This file covers exercises 1 and 2 from exercise sheet 1 (which can be found at https://iccl.inf.tu-dresden.de/w/images/a/a1/FS2025-Blatt-01.pdf). The goal of these exercises is to show some general theorems about formal languages as well as some theorems about particular languages. Definitions and results used in the proofs can be found in lecture1.
The following three theorems show the monotonicity of union, concatenation and kleene star for languages.
In exercise sessions the solution given for 1.2b is usually somewhat informal. We just argue that every word from the languages on the left hand side and the right hand side starts and ends with an a and in between there can be arbitrary chains of a but never two bs in a row.

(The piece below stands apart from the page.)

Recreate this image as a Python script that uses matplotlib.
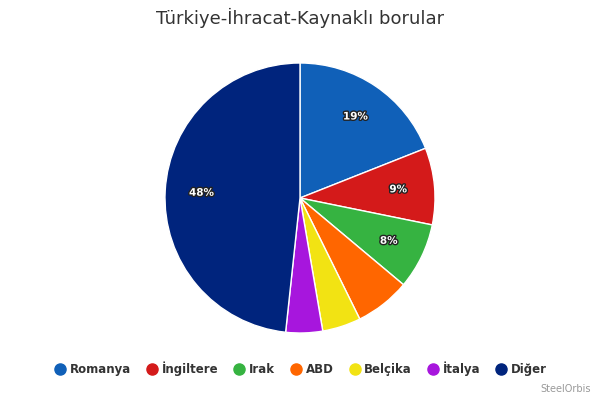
import matplotlib
matplotlib.use("Agg")
import matplotlib.pyplot as plt
import matplotlib.patheffects as pe
from matplotlib.lines import Line2D
import numpy as np

categories = ["Romanya", "İngiltere", "Irak", "ABD", "Belçika", "İtalya", "Diğer"]
values = [19.0, 9.2, 7.9, 6.6, 4.6, 4.4, 48.3]
labels_shown = ["19%", "9%", "8%", "", "", "", "48%"]
colors = ["#1060b8", "#d41a1a", "#36b341", "#ff6600", "#f2e313", "#a716dd", "#00247d"]

fig = plt.figure(figsize=(6, 4), dpi=100)
ax = fig.add_axes([0.5 - 0.225, 0.505 - 0.3375, 0.45, 0.675])
wedges, _ = ax.pie(values, colors=colors, startangle=90, counterclock=False,
                   wedgeprops=dict(edgecolor="white", linewidth=1))
for w, lab in zip(wedges, labels_shown):
    if not lab:
        continue
    ang = np.deg2rad((w.theta1 + w.theta2) / 2)
    ax.text(0.73 * np.cos(ang), 0.73 * np.sin(ang), lab, ha="center", va="center",
            color="white", fontsize=7.5, fontweight="bold",
            path_effects=[pe.withStroke(linewidth=2, foreground="#222222")])
ax.set_xlim(-1.0, 1.0)
ax.set_ylim(-1.0, 1.0)
ax.set_aspect("equal")

fig.text(0.5, 0.955, "Türkiye-İhracat-Kaynaklı borular", ha="center", va="center",
         fontsize=13, color="#333333")

handles = [Line2D([], [], marker="o", linestyle="", markersize=8, color=c) for c in colors]
fig.legend(handles, categories, loc="center", bbox_to_anchor=(0.5, 0.077), ncol=7,
           frameon=False, handletextpad=0.2, columnspacing=1.2, handlelength=1.2,
           prop=dict(weight="bold", size=8.5), labelcolor="#333333")
fig.text(0.985, 0.015, "SteelOrbis", ha="right", va="bottom", fontsize=7, color="#999999")
fig.savefig("out.png", dpi=100, facecolor="white")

In section d of the exercise we show some properties of the kleene star operator:
- ∅* = {ε}
- ({ε} ∪ L)* = L*
- (L*)* = L*
in the exercise solution the inclusion (L₁* ∪ L₂*)* ⊆ (L₁ ∪ L₂)* is shown by arguing that every Word w from (L₁* ∪ L₂*)* can be seen as a concatenation of words w₁...wₙ where each wᵢ is from (L₁* ∪ L₂*). Then each wᵢ can again be expressed as a sequence of words x₁...xₙ where either each xᵢ is from L₁ or each xᵢ is from L₂. But then the original word w is a sequence of words from L₁ and L₂, so w ∈ (L₁ ∪ L₂). In Lean it is not quite as easy to switch between words and lists of words. A list of words cannot be equal to a word because the type does not match. In lecture1 we have already shown that for a language L every word from L is equal to a flattened list of words from L. The auxiliary result at the beginning of the proof for 2e does something similar, but here we need to flatten the list twice because the language contains two stars.